| SET PROBLEM |
Provide the count of lines that hold "chart" and no other output.

| SUPPLIED DATA |
----

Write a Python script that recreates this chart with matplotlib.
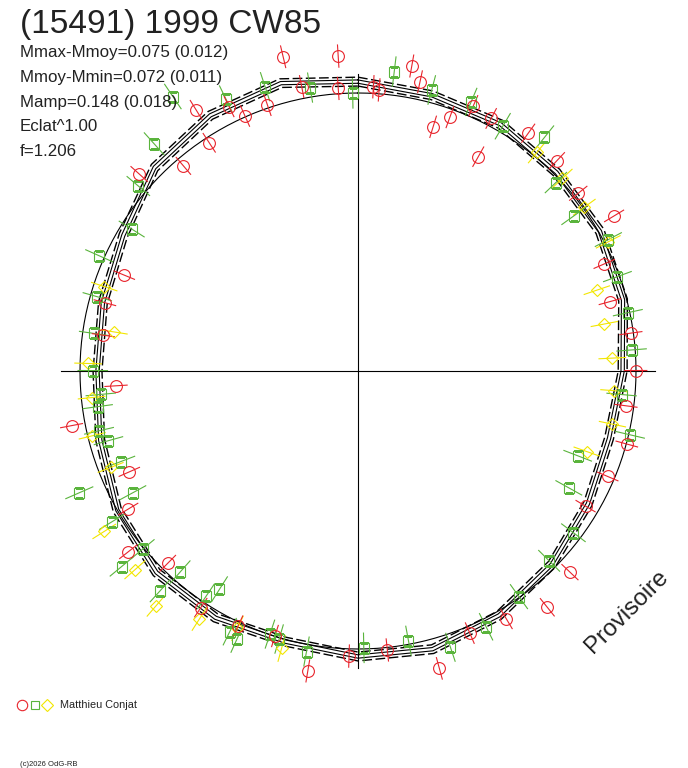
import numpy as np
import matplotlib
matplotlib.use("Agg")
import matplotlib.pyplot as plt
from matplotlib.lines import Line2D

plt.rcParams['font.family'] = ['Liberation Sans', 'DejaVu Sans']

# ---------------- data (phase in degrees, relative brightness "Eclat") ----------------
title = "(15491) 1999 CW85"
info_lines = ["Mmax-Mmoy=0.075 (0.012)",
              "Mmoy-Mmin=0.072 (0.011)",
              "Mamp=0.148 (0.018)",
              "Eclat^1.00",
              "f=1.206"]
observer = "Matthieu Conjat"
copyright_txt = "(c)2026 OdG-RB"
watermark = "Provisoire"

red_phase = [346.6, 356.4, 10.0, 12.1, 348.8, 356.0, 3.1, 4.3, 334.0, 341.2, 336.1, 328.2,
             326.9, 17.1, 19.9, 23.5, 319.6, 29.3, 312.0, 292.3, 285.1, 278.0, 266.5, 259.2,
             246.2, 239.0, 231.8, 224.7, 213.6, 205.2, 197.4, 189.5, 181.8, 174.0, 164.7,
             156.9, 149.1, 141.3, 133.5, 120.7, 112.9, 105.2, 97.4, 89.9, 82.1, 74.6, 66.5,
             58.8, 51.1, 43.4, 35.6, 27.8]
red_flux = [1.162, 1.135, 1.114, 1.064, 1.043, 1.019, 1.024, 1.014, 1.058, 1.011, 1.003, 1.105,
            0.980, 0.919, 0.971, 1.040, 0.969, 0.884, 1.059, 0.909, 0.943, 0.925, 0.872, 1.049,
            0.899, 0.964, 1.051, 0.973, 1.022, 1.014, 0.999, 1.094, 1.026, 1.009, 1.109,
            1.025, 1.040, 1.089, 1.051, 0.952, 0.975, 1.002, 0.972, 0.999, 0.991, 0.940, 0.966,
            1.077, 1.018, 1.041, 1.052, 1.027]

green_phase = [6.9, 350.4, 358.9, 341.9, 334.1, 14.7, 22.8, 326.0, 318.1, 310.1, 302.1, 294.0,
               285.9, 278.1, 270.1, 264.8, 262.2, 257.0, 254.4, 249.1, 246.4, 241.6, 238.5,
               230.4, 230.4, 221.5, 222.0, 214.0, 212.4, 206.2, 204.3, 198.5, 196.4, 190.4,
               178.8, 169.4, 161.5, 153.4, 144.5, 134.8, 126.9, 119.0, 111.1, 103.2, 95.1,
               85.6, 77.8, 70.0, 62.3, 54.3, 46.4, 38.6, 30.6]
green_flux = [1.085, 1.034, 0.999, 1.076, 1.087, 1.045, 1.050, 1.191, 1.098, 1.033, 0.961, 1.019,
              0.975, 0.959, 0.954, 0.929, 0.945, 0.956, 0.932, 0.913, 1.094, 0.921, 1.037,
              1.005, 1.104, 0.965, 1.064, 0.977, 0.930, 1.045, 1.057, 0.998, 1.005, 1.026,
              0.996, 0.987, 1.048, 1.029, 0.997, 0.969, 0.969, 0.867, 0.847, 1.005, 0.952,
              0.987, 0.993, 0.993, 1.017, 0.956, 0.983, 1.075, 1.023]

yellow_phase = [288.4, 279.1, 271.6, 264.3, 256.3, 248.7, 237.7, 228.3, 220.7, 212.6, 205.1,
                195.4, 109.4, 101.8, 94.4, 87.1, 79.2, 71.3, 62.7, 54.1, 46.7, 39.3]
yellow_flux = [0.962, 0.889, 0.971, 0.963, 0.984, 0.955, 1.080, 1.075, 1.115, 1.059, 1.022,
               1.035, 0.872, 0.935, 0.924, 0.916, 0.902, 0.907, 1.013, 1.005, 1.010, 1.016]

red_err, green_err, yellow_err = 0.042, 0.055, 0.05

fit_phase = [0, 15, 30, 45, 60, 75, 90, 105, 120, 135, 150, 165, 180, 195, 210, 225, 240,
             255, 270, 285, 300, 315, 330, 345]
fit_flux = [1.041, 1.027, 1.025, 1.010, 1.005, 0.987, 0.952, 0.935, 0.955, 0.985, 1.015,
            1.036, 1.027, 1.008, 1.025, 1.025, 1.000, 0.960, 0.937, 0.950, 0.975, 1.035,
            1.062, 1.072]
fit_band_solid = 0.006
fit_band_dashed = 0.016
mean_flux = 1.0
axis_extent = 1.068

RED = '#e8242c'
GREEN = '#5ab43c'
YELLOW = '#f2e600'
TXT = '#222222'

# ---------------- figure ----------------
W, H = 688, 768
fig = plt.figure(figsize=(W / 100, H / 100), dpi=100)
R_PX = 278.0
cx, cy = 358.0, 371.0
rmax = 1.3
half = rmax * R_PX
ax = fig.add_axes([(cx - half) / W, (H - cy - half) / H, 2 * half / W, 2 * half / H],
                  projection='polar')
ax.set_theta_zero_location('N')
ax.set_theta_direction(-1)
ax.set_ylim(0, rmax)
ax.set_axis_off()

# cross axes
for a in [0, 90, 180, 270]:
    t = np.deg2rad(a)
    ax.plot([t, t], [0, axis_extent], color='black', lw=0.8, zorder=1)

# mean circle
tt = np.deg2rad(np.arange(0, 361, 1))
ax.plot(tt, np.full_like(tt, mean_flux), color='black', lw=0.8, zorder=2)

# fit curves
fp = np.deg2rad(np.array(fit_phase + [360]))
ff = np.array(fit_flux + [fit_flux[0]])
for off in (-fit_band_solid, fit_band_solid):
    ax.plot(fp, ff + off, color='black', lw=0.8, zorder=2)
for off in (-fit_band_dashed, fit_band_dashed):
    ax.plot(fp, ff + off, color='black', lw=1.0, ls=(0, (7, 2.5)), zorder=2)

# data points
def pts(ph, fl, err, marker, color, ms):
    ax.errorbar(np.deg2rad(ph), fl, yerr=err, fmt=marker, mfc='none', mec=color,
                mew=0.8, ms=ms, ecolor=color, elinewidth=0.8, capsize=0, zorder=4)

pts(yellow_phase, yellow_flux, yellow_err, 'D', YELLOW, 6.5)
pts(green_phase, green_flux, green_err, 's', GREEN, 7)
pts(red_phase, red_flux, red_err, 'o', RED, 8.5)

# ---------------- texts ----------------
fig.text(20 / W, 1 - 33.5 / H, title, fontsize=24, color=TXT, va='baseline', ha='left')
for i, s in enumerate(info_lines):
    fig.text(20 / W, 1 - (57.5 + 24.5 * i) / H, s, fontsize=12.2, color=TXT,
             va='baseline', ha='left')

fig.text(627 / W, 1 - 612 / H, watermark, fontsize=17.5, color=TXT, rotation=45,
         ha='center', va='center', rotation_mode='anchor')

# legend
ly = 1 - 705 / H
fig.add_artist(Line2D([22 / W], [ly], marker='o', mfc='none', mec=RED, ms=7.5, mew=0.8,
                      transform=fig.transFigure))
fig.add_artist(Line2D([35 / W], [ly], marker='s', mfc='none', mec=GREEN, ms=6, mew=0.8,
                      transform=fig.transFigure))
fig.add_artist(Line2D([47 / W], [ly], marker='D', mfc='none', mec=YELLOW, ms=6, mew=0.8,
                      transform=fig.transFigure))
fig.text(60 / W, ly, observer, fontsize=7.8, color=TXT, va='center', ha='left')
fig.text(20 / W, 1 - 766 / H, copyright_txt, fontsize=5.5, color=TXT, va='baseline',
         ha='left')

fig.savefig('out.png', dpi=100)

----

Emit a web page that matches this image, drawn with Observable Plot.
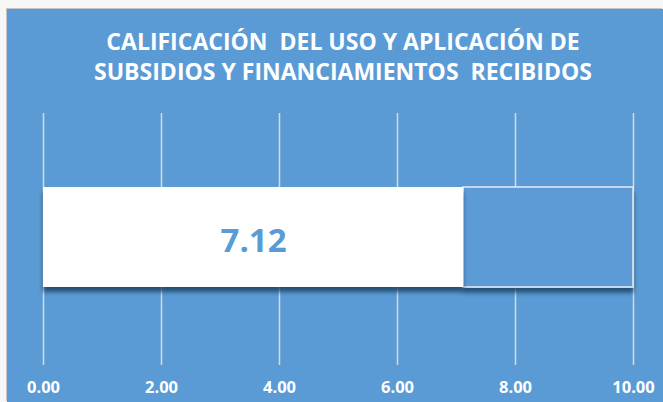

----

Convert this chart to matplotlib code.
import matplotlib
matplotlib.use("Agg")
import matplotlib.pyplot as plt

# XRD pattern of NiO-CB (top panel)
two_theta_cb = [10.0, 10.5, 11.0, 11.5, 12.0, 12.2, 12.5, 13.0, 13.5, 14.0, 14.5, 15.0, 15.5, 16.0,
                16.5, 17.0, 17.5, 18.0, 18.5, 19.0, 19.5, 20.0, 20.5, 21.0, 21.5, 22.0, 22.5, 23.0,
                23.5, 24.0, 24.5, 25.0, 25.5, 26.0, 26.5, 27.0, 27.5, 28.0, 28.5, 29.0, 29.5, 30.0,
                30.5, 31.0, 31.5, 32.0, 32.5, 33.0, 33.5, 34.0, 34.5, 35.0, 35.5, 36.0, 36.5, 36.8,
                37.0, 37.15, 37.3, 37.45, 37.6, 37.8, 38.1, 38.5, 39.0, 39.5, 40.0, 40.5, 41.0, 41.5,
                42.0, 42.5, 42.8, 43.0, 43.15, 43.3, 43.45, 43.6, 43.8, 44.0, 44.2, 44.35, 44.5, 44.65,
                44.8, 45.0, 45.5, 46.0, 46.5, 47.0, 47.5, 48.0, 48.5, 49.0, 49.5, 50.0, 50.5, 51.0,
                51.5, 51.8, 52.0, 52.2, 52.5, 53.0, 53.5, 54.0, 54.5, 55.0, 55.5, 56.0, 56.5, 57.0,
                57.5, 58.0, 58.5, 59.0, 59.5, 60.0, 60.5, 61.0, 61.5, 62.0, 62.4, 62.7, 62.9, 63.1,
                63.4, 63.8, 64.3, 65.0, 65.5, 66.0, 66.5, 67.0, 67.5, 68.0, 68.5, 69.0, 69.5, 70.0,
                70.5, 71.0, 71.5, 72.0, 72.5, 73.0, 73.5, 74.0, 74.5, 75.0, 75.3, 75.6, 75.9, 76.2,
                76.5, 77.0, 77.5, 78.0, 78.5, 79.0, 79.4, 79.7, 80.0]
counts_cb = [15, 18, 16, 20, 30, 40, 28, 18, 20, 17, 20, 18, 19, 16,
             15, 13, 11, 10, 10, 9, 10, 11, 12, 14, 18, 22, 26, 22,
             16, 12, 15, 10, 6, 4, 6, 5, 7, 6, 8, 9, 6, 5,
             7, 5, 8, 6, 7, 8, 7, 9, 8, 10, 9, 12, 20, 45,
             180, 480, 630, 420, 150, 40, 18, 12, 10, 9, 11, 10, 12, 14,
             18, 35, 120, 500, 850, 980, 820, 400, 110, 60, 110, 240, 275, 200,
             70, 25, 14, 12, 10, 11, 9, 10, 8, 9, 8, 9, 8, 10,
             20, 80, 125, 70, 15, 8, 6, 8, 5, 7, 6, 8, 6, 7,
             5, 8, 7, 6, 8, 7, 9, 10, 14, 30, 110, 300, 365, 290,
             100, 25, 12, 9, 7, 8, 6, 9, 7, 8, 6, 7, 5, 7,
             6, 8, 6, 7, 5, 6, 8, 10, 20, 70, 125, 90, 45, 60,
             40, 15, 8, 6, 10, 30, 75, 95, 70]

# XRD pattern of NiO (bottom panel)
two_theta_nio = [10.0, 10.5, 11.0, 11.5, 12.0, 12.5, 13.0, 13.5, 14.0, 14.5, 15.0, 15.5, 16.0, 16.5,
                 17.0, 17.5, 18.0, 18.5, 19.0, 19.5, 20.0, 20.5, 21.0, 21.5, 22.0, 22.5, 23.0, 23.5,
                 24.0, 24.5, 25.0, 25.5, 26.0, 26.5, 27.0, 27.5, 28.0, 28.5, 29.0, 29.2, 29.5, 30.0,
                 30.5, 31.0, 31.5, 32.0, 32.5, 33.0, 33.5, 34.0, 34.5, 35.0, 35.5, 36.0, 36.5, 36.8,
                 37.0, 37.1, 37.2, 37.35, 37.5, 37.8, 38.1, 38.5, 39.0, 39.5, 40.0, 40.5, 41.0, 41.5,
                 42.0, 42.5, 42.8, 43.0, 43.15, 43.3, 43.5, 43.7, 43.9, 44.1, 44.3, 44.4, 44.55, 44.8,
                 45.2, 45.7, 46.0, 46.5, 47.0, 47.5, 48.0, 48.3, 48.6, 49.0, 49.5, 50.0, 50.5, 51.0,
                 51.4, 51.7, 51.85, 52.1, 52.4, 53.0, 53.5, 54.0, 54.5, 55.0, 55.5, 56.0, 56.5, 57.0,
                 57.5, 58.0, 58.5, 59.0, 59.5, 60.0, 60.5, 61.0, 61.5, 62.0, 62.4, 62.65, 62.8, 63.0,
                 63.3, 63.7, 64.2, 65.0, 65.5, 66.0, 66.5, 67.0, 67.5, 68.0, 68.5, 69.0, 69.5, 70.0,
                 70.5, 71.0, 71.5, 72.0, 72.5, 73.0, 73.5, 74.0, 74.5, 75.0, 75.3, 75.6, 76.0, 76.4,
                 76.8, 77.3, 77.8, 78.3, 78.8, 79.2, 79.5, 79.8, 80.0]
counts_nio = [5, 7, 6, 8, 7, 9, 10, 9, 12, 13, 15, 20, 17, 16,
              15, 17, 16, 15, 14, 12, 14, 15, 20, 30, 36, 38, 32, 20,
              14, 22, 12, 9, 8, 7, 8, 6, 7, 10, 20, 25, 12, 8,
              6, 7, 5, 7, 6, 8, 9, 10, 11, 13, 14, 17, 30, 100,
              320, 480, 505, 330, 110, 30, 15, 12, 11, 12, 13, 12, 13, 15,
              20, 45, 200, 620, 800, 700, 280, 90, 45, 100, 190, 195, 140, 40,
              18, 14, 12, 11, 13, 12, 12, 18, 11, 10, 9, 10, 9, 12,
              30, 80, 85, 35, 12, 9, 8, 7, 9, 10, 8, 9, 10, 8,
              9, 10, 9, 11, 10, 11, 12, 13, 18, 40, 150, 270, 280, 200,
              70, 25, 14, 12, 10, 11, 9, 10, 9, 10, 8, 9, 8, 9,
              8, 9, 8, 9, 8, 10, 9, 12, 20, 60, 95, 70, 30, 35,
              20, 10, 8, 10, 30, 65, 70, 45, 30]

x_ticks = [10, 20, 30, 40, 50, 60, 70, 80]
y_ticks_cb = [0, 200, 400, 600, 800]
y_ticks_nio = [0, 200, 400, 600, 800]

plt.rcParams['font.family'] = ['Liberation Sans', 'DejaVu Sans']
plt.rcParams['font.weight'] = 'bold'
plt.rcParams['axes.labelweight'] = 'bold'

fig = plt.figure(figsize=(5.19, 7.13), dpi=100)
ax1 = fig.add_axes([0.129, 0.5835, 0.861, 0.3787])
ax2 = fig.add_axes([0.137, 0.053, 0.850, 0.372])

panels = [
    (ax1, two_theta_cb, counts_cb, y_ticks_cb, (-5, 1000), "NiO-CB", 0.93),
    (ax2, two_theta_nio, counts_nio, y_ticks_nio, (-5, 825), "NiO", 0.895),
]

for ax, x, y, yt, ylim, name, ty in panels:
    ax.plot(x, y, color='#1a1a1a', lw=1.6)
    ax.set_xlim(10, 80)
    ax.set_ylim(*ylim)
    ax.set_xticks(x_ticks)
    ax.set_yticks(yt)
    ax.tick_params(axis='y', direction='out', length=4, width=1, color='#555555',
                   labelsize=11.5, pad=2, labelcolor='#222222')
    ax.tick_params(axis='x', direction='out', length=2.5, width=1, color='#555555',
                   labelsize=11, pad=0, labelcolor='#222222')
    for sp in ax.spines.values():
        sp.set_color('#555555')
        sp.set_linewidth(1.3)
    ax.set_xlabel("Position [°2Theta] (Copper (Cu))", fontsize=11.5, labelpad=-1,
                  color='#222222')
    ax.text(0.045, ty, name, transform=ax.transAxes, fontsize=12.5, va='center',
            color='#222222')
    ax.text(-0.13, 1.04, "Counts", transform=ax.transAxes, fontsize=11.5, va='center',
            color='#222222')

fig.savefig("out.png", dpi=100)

----

| THE REPLY |
2